━━ Records to process ━━

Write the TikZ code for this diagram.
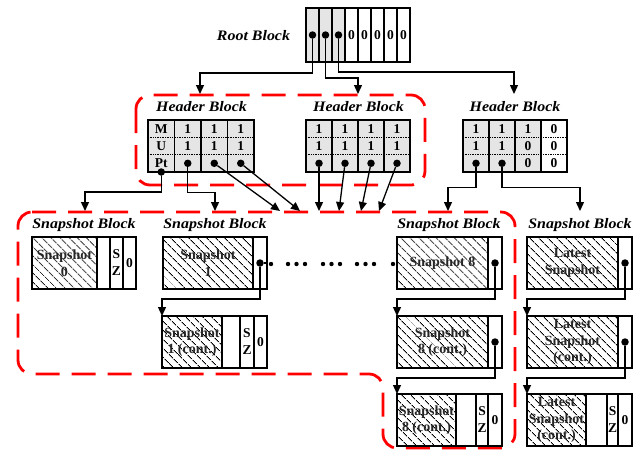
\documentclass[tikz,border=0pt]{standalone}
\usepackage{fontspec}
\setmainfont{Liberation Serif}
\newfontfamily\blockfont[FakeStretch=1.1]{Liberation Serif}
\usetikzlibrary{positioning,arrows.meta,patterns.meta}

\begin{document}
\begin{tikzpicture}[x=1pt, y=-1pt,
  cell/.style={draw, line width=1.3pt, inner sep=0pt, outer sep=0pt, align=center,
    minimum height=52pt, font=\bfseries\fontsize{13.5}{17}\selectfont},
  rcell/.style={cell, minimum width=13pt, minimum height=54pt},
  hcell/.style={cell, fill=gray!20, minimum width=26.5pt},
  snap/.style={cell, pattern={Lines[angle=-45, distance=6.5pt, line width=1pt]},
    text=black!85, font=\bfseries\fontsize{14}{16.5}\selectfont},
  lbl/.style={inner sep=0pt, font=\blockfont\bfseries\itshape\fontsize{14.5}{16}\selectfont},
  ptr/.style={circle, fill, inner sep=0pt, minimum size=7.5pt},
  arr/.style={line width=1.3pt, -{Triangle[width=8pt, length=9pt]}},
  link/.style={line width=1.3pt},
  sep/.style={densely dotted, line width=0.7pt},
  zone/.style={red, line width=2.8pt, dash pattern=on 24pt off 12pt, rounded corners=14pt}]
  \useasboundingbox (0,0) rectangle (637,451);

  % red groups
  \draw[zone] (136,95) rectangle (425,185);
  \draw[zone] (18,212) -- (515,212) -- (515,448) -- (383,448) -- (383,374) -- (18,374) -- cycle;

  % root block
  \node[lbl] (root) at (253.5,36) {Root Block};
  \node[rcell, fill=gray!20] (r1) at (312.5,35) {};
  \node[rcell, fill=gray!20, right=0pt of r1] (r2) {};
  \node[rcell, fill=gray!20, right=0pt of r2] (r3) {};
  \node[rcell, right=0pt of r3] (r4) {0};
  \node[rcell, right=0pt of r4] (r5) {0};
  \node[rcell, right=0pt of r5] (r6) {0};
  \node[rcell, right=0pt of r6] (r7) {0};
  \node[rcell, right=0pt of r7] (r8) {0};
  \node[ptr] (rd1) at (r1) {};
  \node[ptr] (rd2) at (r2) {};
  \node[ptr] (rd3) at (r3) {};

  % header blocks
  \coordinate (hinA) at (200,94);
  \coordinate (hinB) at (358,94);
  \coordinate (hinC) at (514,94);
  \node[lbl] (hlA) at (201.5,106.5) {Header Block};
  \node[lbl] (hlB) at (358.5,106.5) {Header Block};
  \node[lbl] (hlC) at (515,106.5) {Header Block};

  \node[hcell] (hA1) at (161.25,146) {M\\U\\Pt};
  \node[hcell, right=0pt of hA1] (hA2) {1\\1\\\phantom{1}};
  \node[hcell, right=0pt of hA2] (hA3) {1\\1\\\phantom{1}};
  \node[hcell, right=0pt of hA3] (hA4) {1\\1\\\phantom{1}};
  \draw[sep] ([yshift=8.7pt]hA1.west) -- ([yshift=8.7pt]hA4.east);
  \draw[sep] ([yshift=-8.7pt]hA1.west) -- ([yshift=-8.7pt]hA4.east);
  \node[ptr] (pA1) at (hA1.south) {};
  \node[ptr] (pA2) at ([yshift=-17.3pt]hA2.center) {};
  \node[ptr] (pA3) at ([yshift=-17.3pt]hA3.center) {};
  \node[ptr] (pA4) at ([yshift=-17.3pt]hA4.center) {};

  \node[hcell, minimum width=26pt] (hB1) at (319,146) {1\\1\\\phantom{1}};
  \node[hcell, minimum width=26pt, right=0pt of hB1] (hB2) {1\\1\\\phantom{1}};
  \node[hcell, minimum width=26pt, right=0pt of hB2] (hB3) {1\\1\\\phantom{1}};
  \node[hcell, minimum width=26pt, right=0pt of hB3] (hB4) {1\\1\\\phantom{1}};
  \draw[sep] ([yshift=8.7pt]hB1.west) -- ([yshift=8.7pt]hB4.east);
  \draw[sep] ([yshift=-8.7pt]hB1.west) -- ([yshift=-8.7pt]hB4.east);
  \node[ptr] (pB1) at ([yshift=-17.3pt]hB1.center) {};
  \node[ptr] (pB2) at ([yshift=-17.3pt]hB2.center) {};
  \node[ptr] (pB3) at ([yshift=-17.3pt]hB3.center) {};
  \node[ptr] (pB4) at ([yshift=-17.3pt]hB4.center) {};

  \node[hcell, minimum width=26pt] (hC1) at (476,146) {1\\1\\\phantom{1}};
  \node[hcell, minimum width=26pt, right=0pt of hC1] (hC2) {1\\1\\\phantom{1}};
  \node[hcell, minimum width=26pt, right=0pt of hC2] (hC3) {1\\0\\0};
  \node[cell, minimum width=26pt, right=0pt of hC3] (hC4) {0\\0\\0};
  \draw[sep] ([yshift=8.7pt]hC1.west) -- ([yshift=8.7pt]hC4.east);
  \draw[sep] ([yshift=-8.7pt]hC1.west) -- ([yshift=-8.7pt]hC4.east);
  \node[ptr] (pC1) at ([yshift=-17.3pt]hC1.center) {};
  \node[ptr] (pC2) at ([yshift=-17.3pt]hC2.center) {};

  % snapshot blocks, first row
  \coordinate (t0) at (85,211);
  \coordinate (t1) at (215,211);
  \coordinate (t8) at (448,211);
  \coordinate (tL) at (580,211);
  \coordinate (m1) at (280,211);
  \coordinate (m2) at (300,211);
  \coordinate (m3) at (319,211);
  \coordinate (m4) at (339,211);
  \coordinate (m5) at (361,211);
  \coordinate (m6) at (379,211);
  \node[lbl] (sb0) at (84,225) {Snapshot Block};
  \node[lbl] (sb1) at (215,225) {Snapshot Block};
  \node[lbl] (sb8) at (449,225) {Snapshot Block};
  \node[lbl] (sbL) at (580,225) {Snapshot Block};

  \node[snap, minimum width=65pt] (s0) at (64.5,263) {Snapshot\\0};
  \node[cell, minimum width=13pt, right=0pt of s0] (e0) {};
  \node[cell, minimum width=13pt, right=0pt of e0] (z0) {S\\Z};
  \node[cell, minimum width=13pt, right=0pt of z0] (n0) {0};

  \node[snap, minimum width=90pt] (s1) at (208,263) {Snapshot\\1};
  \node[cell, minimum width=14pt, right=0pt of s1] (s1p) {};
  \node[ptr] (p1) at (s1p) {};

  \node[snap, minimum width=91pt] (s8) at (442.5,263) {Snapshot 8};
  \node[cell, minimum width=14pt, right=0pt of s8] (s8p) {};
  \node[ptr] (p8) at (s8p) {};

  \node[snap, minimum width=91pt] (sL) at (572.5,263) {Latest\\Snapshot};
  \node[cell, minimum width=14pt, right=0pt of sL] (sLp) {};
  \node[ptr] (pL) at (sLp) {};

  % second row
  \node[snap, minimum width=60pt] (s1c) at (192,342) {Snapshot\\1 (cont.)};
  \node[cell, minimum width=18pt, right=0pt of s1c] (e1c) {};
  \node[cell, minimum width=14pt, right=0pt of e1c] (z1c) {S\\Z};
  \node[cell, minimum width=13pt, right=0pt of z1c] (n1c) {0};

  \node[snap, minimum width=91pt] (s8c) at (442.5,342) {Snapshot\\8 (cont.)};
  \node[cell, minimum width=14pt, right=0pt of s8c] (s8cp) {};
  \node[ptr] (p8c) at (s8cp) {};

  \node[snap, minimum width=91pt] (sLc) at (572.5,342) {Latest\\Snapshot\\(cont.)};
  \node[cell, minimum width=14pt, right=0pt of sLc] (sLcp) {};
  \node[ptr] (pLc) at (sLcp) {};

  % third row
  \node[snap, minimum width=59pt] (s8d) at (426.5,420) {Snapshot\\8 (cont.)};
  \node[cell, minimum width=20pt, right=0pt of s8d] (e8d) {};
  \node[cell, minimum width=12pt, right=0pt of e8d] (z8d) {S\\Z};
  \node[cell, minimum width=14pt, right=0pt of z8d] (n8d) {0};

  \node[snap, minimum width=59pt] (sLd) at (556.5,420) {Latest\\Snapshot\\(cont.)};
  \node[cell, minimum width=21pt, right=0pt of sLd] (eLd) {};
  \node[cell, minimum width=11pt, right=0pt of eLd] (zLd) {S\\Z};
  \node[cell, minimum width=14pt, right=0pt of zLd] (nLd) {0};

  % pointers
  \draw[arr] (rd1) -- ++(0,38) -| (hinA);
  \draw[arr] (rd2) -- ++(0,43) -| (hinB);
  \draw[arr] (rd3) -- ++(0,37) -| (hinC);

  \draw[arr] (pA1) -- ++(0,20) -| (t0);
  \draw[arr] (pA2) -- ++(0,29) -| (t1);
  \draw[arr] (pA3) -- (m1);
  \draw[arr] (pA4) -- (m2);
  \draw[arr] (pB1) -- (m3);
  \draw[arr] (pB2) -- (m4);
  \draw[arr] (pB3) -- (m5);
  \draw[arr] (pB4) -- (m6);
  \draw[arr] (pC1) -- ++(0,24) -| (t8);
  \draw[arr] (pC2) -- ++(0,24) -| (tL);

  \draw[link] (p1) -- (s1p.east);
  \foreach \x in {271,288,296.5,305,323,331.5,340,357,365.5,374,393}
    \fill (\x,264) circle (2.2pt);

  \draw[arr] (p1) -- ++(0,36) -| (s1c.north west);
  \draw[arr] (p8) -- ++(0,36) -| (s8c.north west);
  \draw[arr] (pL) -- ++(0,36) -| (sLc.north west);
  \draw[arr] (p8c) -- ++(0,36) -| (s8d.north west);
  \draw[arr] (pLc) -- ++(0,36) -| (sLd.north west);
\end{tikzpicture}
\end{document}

━━━
━━ Records to process ━━

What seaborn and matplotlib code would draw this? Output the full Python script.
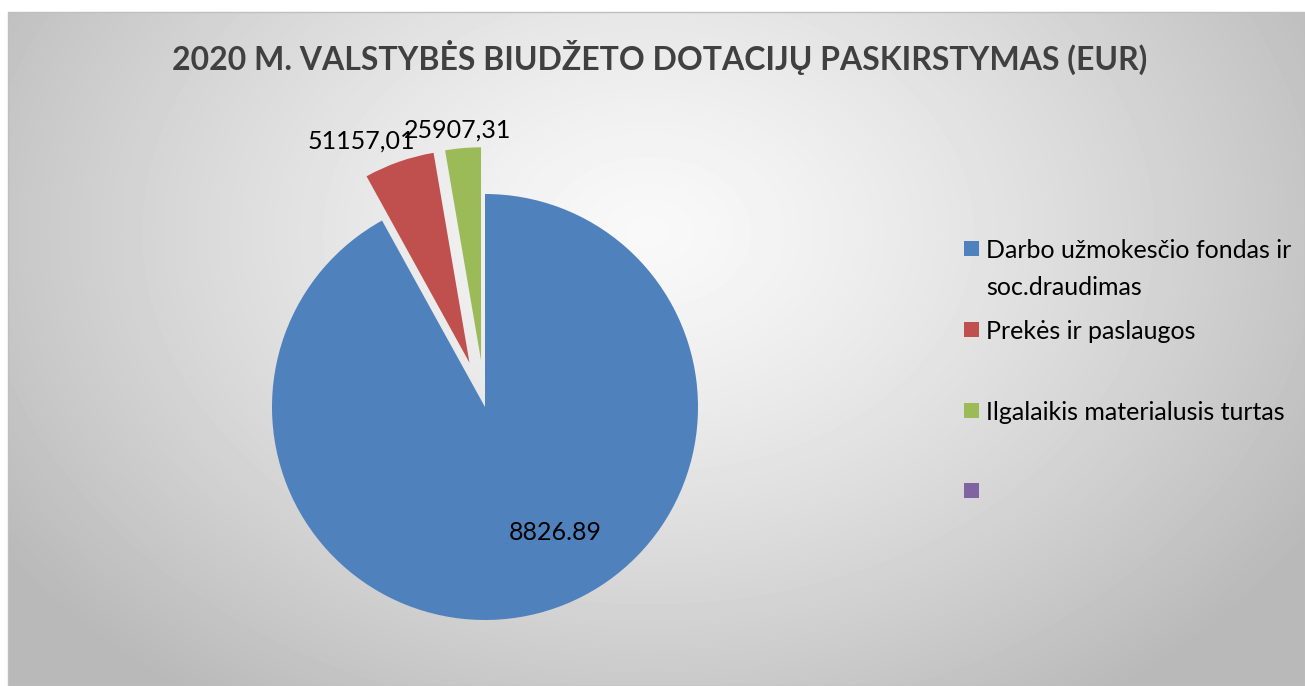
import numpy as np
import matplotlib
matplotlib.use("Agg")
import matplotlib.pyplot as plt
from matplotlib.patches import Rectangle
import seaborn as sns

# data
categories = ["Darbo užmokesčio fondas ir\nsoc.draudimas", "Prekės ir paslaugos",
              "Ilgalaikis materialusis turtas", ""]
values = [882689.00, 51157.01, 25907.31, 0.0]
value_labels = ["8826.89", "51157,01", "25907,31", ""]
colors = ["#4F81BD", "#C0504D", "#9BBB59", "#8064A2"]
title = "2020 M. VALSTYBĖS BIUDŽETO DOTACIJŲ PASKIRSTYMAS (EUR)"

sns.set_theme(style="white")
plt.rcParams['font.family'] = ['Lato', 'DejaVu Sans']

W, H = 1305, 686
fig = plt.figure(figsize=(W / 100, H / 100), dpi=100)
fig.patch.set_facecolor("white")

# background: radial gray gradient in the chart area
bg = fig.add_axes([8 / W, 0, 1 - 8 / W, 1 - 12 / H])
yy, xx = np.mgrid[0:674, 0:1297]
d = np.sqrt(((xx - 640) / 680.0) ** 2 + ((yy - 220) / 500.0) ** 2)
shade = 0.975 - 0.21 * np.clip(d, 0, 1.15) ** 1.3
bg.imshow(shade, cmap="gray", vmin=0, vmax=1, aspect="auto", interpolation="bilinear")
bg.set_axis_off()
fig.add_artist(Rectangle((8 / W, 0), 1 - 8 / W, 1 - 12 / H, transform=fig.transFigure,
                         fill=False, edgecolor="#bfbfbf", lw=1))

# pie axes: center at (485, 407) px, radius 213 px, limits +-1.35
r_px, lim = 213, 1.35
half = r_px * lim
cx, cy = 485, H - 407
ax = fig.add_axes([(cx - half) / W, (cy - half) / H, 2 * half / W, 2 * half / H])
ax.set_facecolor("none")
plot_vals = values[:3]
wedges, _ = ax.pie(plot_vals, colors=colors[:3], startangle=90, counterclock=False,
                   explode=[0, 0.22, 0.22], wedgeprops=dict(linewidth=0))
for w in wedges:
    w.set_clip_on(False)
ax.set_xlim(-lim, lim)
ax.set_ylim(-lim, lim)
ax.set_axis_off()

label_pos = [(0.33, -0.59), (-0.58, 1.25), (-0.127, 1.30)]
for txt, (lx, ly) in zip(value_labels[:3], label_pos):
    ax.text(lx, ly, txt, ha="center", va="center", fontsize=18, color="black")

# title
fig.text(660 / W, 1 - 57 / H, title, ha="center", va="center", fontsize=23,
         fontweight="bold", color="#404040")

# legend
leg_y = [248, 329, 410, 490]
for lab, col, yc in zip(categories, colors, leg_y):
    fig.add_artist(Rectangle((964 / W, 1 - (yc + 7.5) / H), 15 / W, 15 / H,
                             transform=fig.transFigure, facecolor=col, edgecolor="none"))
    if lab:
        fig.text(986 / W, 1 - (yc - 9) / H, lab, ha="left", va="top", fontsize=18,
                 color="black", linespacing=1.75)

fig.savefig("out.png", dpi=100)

━━━
━━ Records to process ━━

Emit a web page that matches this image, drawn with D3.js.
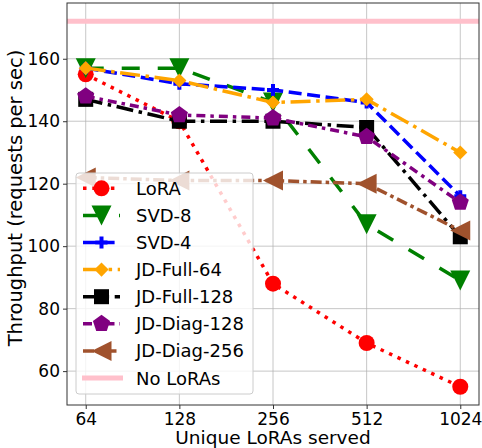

━━━

== To do ==
Copy each line of the data that contains the word "seaborn".

== Problem solution ==
What seaborn and matplotlib code would draw this? Output the full Python script.
import seaborn as sns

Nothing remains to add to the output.